Problem statement: Among the lines of the listing below, retype exactly those from the one containing "Output the component" through the one containing "Chart.register(...registerables);", both included. Do not include pictures.
::::
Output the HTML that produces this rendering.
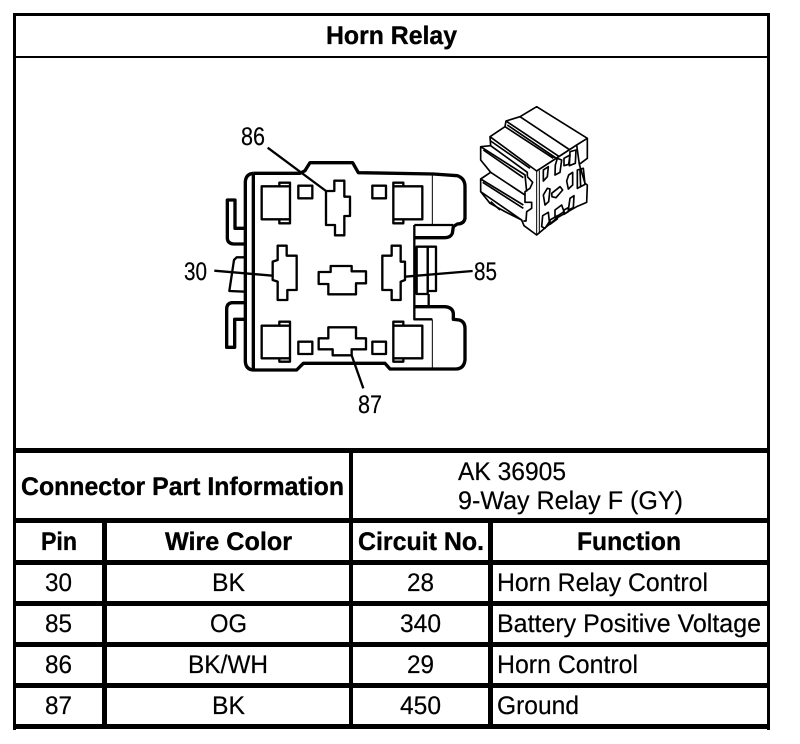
<!DOCTYPE html>
<html>
<head>
<meta charset="utf-8">
<title>Horn Relay</title>
<style>
html,body{margin:0;padding:0;background:#fff;width:800px;height:744px;overflow:hidden}
svg{display:block}
text{font-family:"Liberation Sans",Arial,sans-serif;font-size:25.5px;fill:#000;stroke:#000;stroke-width:0.2;text-rendering:geometricPrecision}
.b{font-weight:bold;stroke-width:0.35}
</style>
</head>
<body>
<svg width="800" height="744" viewBox="0 0 800 744" xmlns="http://www.w3.org/2000/svg">
<rect width="800" height="744" fill="#fff"/>
<!-- table frame -->
<g fill="#000">
<rect x="13" y="13" width="757" height="3"/>
<rect x="13" y="13" width="3" height="717"/>
<rect x="767" y="13" width="3" height="717"/>
<rect x="13" y="56" width="757" height="2"/>
<rect x="13" y="448" width="757" height="5"/>
<rect x="13" y="518" width="757" height="5"/>
<rect x="13" y="560" width="757" height="5"/>
<rect x="13" y="601" width="757" height="5"/>
<rect x="13" y="642" width="757" height="5"/>
<rect x="13" y="683" width="757" height="5"/>
<rect x="13" y="724" width="757" height="5"/>
<rect x="349" y="448" width="4" height="281"/>
<rect x="102" y="518" width="5" height="211"/>
<rect x="488" y="518" width="5" height="211"/>
</g>
<!-- table text -->
<text class="b" x="326" y="44" textLength="131" lengthAdjust="spacingAndGlyphs">Horn Relay</text>
<text class="b" x="21" y="495" textLength="323" lengthAdjust="spacingAndGlyphs">Connector Part Information</text>
<text x="458" y="480" textLength="108" lengthAdjust="spacingAndGlyphs">AK 36905</text>
<text x="458" y="509" textLength="225" lengthAdjust="spacingAndGlyphs">9-Way Relay F (GY)</text>
<text class="b" x="41" y="550" textLength="36" lengthAdjust="spacingAndGlyphs">Pin</text>
<text class="b" x="165" y="550" textLength="127" lengthAdjust="spacingAndGlyphs">Wire Color</text>
<text class="b" x="358" y="550" textLength="126" lengthAdjust="spacingAndGlyphs">Circuit No.</text>
<text class="b" x="577" y="550" textLength="104" lengthAdjust="spacingAndGlyphs">Function</text>
<text x="45" y="591" textLength="27" lengthAdjust="spacingAndGlyphs">30</text>
<text x="212" y="591" textLength="33" lengthAdjust="spacingAndGlyphs">BK</text>
<text x="407" y="591" textLength="27" lengthAdjust="spacingAndGlyphs">28</text>
<text x="497" y="591" textLength="211" lengthAdjust="spacingAndGlyphs">Horn Relay Control</text>
<text x="45" y="632" textLength="27" lengthAdjust="spacingAndGlyphs">85</text>
<text x="210" y="632" textLength="37" lengthAdjust="spacingAndGlyphs">OG</text>
<text x="400" y="632" textLength="41" lengthAdjust="spacingAndGlyphs">340</text>
<text x="497" y="632" textLength="264" lengthAdjust="spacingAndGlyphs">Battery Positive Voltage</text>
<text x="45" y="673" textLength="27" lengthAdjust="spacingAndGlyphs">86</text>
<text x="188" y="673" textLength="80" lengthAdjust="spacingAndGlyphs">BK/WH</text>
<text x="407" y="673" textLength="27" lengthAdjust="spacingAndGlyphs">29</text>
<text x="497" y="673" textLength="141" lengthAdjust="spacingAndGlyphs">Horn Control</text>
<text x="45" y="714" textLength="27" lengthAdjust="spacingAndGlyphs">87</text>
<text x="212" y="714" textLength="33" lengthAdjust="spacingAndGlyphs">BK</text>
<text x="400" y="714" textLength="41" lengthAdjust="spacingAndGlyphs">450</text>
<text x="497" y="714" textLength="82" lengthAdjust="spacingAndGlyphs">Ground</text>
<!-- diagram labels -->
<text x="241" y="145" textLength="24" lengthAdjust="spacingAndGlyphs">86</text>
<text x="184" y="280" textLength="23" lengthAdjust="spacingAndGlyphs">30</text>
<text x="474" y="280" textLength="23" lengthAdjust="spacingAndGlyphs">85</text>
<text x="358" y="413" textLength="24" lengthAdjust="spacingAndGlyphs">87</text>
<!-- connector face, drawn in 3x coordinates -->
<g transform="translate(170,110) scale(0.33333)" fill="none" stroke="#000" stroke-linejoin="round">
  <path stroke-width="10" d="M250,190 L390,190 L405,182 L420,158 L548,158 L565,188 L790,192 L862,197 Q885,205 885,230 L885,325 Q882,342 862,342 L850,350 L847,370 Q842,383 825,383 L735,383"/>
  <path stroke-width="10" d="M735,590 L825,590 Q848,592 850,610 L850,628 L868,630 Q885,635 885,655 L885,750 Q882,776 858,777 L660,777 L645,760 L400,760 L380,780 L250,780 Q225,778 226,750 L226,215 Q228,192 250,190"/>
  <path stroke-width="10" d="M250,190 L250,780"/>
  <path stroke-width="7" d="M733,345 L733,628 L787,628 M733,345 L850,345"/>
  <path stroke-width="3" d="M787,192 L787,345 M787,628 L787,777"/>
  <path stroke-width="10" d="M226,355 L195,355 L195,270 L172,270 L172,385 Q173,400 190,402 L226,402"/>
  <path stroke-width="7" d="M226,442 L200,442 L192,450 L178,543 L226,545"/>
  <path stroke-width="10" d="M226,578 L185,578 Q170,580 170,598 L170,712 L194,712 L194,628 L226,628"/>
  <g stroke-width="7">
    <rect x="740" y="410" width="33" height="142"/>
    <rect x="773" y="410" width="25" height="133"/>
    <path d="M776,552 L776,590"/>
    <rect x="385" y="227" width="42" height="38"/>
    <rect x="607" y="227" width="41" height="38"/>
    <rect x="385" y="695" width="42" height="37"/>
    <rect x="607" y="695" width="41" height="37"/>
    <path d="M360,229 L275,229 L275,328 L360,328 Z M328,229 L328,218 L360,218 L360,229 M328,328 L328,340 L360,340 L360,328"/>
    <path d="M670,229 L757,229 L757,328 L670,328 Z M670,229 L670,218 L700,218 L700,229 M670,328 L670,340 L700,340 L700,328"/>
    <path d="M360,647 L275,647 L275,745 L360,745 Z M328,647 L328,635 L360,635 L360,647 M328,745 L328,755 L360,755 L360,745"/>
    <path d="M670,647 L757,647 L757,745 L670,745 Z M670,647 L670,635 L700,635 L700,647 M670,745 L670,755 L700,755 L700,745"/>
    <path d="M493,212 L523,212 L523,260 L540,260 L540,318 L523,318 L523,376 L495,376 L495,345 L468,345 L468,243 L493,243 Z"/>
    <path d="M323,407 L350,407 L350,437 L380,437 L380,540 L352,540 L352,570 L323,570 L323,515 L308,510 L308,455 L323,450 Z"/>
    <path d="M665,407 L692,407 L692,455 L705,455 L705,510 L692,515 L692,570 L665,570 L665,540 L637,540 L637,437 L665,437 Z"/>
    <path d="M482,468 L545,468 L545,484 L588,484 L588,520 L558,520 L558,553 L475,553 L475,522 L446,522 L446,486 L482,486 Z"/>
    <path d="M475,652 L558,652 L558,685 L588,685 L588,718 L545,718 L545,736 L488,736 L488,718 L446,718 L446,685 L475,685 Z"/>
    <path d="M293,113 L468,243 M133,482 L308,497 M908,483 L705,500 M580,835 L545,736"/>
  </g>
</g>
<!-- isometric relay icon, drawn in 3x coordinates from (470,95) -->
<g transform="translate(470,95) scale(0.33333)" fill="none" stroke="#000" stroke-width="5" stroke-linejoin="round">
  <path d="M200,35 L352,130 L352,190 L328,208 L345,265 L352,270 L350,322 L320,335 L262,368 L200,420 L162,392 L155,375 L105,350 L60,325 L32,290 L32,252 L62,232 L32,195 L32,155 L62,152 L60,125 L105,95 L108,78 L150,65 Z"/>
  <path d="M200,228 L200,420 M208,226 L208,416" stroke-width="3"/>
  <path d="M200,228 L320,150 M320,150 L352,130 M320,150 L328,208"/>
  <path d="M150,65 L300,165 M108,78 L268,185 M112,90 L262,192 M105,95 L250,190 M60,125 L200,228"/>
  <path d="M62,138 L180,220 M62,152 L172,232 L172,245 M32,155 L165,240 L170,290"/>
  <path d="M40,165 L160,248 M62,232 L165,300 M32,252 L160,330 M38,262 L160,340 M32,290 L155,375"/>
  <path d="M172,245 L188,262 L180,280 L165,290 L165,322 L185,322 L185,340 L170,350 L168,378 L160,378"/>
  <path d="M62,320 L90,345"/>
  <g stroke-width="5">
    <path d="M220,225 L235,215 L232,245 L220,258 Z"/>
    <path d="M262,190 L275,195 L270,232 L255,240 L256,210 Z"/>
    <path d="M282,190 L300,180 L296,208 L282,212 Z"/>
    <path d="M300,170 L318,165 L316,205 L298,212 Z"/>
    <path d="M296,240 L308,232 L308,270 L295,282 L290,258 Z"/>
    <path d="M232,280 L240,282 L236,320 L225,330 L220,300 Z"/>
    <path d="M245,295 L270,275 L278,285 L258,308 L246,305 Z"/>
    <path d="M300,310 L312,302 L310,338 L295,345 Z"/>
    <path d="M255,345 L275,330 L282,350 L255,368 Z"/>
    <path d="M282,345 L295,338 L295,350 L282,358 Z"/>
    <path d="M218,362 L235,352 L238,380 L225,400 L215,395 Z"/>
    <path d="M240,375 L262,362 L262,372 L240,388 Z"/>
    <path d="M322,225 L340,220 L345,268 L322,280 Z"/>
    <path d="M330,225 L332,275"/>
  </g>
</g>
</svg>
</body>
</html>
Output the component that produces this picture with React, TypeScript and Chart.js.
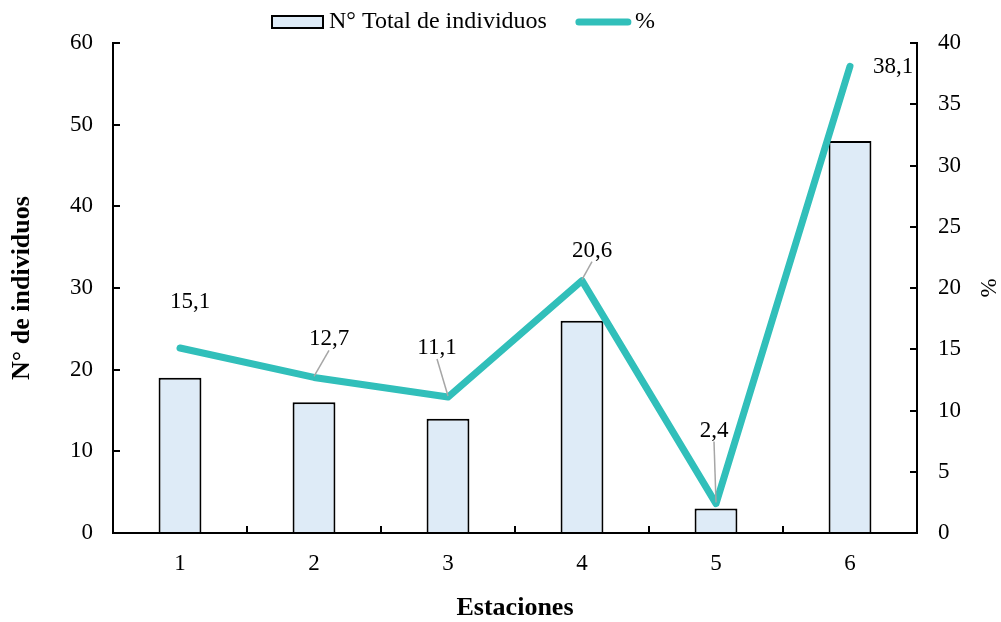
import React, { useEffect, useRef } from "react";
import { Chart, registerables } from "chart.js";

Chart.register(...registerables);

const categories = ["1", "2", "3", "4", "5", "6"];
const totalIndividuos = [19, 16, 14, 26, 3, 48];
const porcentaje = [15.1, 12.7, 11.1, 20.6, 2.4, 38.1];
const barLabel = "N° Total de individuos";
const lineLabel = "%";
const leftTitle = "N° de individuos";
const rightTitle = "%";
const xTitle = "Estaciones";

// label placement (text centre offset from point, optional leader line)
const labelOffsets = [
  { dx: 10, dy: -46, leader: false },
  { dx: 15, dy: -38, leader: true },
  { dx: -11, dy: -49, leader: true },
  { dx: 10, dy: -30, leader: true },
  { dx: -2, dy: -73, leader: true },
  { dx: 43, dy: 1, leader: false },
];

const FONT = "'Liberation Serif', 'Times New Roman', serif";
const TEAL = "#31BFBA";
const BAR_FILL = "#DEEBF7";

const overlayPlugin = {
  id: "overlay",
  afterDatasetsDraw(chart: any) {
    const ctx = chart.ctx;
    const meta = chart.getDatasetMeta(0);
    ctx.save();
    ctx.font = `23px ${FONT}`;
    ctx.textAlign = "center";
    ctx.textBaseline = "middle";
    meta.data.forEach((pt: any, i: number) => {
      const o = labelOffsets[i];
      const tx = pt.x + o.dx;
      const ty = pt.y + o.dy;
      if (o.leader) {
        ctx.strokeStyle = "#A6A6A6";
        ctx.lineWidth = 1.5;
        ctx.beginPath();
        ctx.moveTo(tx, ty + 11);
        ctx.lineTo(pt.x, pt.y - 1);
        ctx.stroke();
      }
      ctx.fillStyle = "#000";
      ctx.fillText(porcentaje[i].toFixed(1).replace(".", ","), tx, ty);
    });
    ctx.restore();
  },
  afterDraw(chart: any) {
    const ctx = chart.ctx;
    ctx.save();
    // legend
    ctx.font = `24px ${FONT}`;
    ctx.textBaseline = "middle";
    ctx.textAlign = "left";
    const ly = 22;
    const x0 = 272;
    ctx.fillStyle = BAR_FILL;
    ctx.fillRect(x0, ly - 6, 51, 12);
    ctx.strokeStyle = "#000";
    ctx.lineWidth = 2;
    ctx.strokeRect(x0, ly - 6, 51, 12);
    ctx.fillStyle = "#000";
    const t1x = x0 + 57;
    ctx.fillText(barLabel, t1x, ly);
    const t1w = ctx.measureText(barLabel).width;
    const l0 = t1x + t1w + 32;
    ctx.strokeStyle = TEAL;
    ctx.lineWidth = 7;
    ctx.lineCap = "round";
    ctx.beginPath();
    ctx.moveTo(l0, ly);
    ctx.lineTo(l0 + 49, ly);
    ctx.stroke();
    ctx.fillText(lineLabel, l0 + 56, ly);
    // right axis title
    const ca = chart.chartArea;
    ctx.font = `23px ${FONT}`;
    ctx.translate(990, (ca.top + ca.bottom) / 2);
    ctx.rotate(-Math.PI / 2);
    ctx.textAlign = "center";
    ctx.fillText(rightTitle, 0, 0);
    ctx.restore();
  },
};

export default function App() {
  const ref = useRef<HTMLCanvasElement | null>(null);
  useEffect(() => {
    if (!ref.current) return;
    const tickFont = { family: FONT, size: 23 };
    const titleFont = { family: FONT, size: 26, weight: "bold" };
    const chart = new Chart(ref.current, {
      data: {
        labels: categories,
        datasets: [
          {
            type: "line",
            label: lineLabel,
            data: porcentaje,
            yAxisID: "y1",
            borderColor: TEAL,
            backgroundColor: TEAL,
            borderWidth: 7,
            borderCapStyle: "round",
            borderJoinStyle: "round",
            pointRadius: 0,
            tension: 0,
            order: 0,
          } as any,
          {
            type: "bar",
            label: barLabel,
            data: totalIndividuos,
            yAxisID: "y",
            backgroundColor: BAR_FILL,
            borderColor: "#000",
            borderWidth: 2,
            barPercentage: 0.32,
            categoryPercentage: 1,
            order: 1,
          } as any,
        ],
      },
      options: {
        responsive: false,
        animation: false,
        layout: { padding: { top: 43, left: 0, right: 0, bottom: 0 } },
        plugins: {
          legend: { display: false },
          tooltip: { enabled: false },
        },
        scales: {
          x: {
            type: "category",
            offset: true,
            grid: {
              offset: true,
              drawOnChartArea: false,
              tickLength: -7,
              color: "#000",
              lineWidth: 2,
            },
            border: { color: "#000", width: 2 },
            ticks: { color: "#000", font: tickFont, padding: 24, maxRotation: 0 },
            title: {
              display: true,
              text: xTitle,
              color: "#000",
              font: titleFont,
              padding: { top: 0, bottom: -2 },
            },
            afterFit(scale: any) {
              scale.height = 89;
            },
          },
          y: {
            type: "linear",
            position: "left",
            min: 0,
            max: 60,
            ticks: { stepSize: 10, color: "#000", font: tickFont, padding: 27 },
            grid: {
              drawOnChartArea: false,
              tickLength: -7,
              color: "#000",
              lineWidth: 2,
            },
            border: { color: "#000", width: 2 },
            title: {
              display: true,
              text: leftTitle,
              color: "#000",
              font: titleFont,
              padding: { top: 7, bottom: 0 },
            },
            afterFit(scale: any) {
              scale.width = 113;
            },
          },
          y1: {
            type: "linear",
            position: "right",
            min: 0,
            max: 40,
            ticks: { stepSize: 5, color: "#000", font: tickFont, padding: 28 },
            grid: {
              drawOnChartArea: false,
              tickLength: -7,
              color: "#000",
              lineWidth: 2,
            },
            border: { color: "#000", width: 2 },
            afterFit(scale: any) {
              scale.width = 84;
            },
          },
        },
      } as any,
      plugins: [overlayPlugin],
    });
    return () => chart.destroy();
  }, []);
  return (
    <div style={{ position: "absolute", left: 0, top: 0, width: 1001, height: 622, background: "#fff" }}>
      <canvas ref={ref} width={1001} height={622} style={{ display: "block" }} />
    </div>
  );
}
::::
Task solution:
Output the component that produces this picture with React, TypeScript and Chart.js.
import React, { useEffect, useRef } from "react";
import { Chart, registerables } from "chart.js";

Chart.register(...registerables);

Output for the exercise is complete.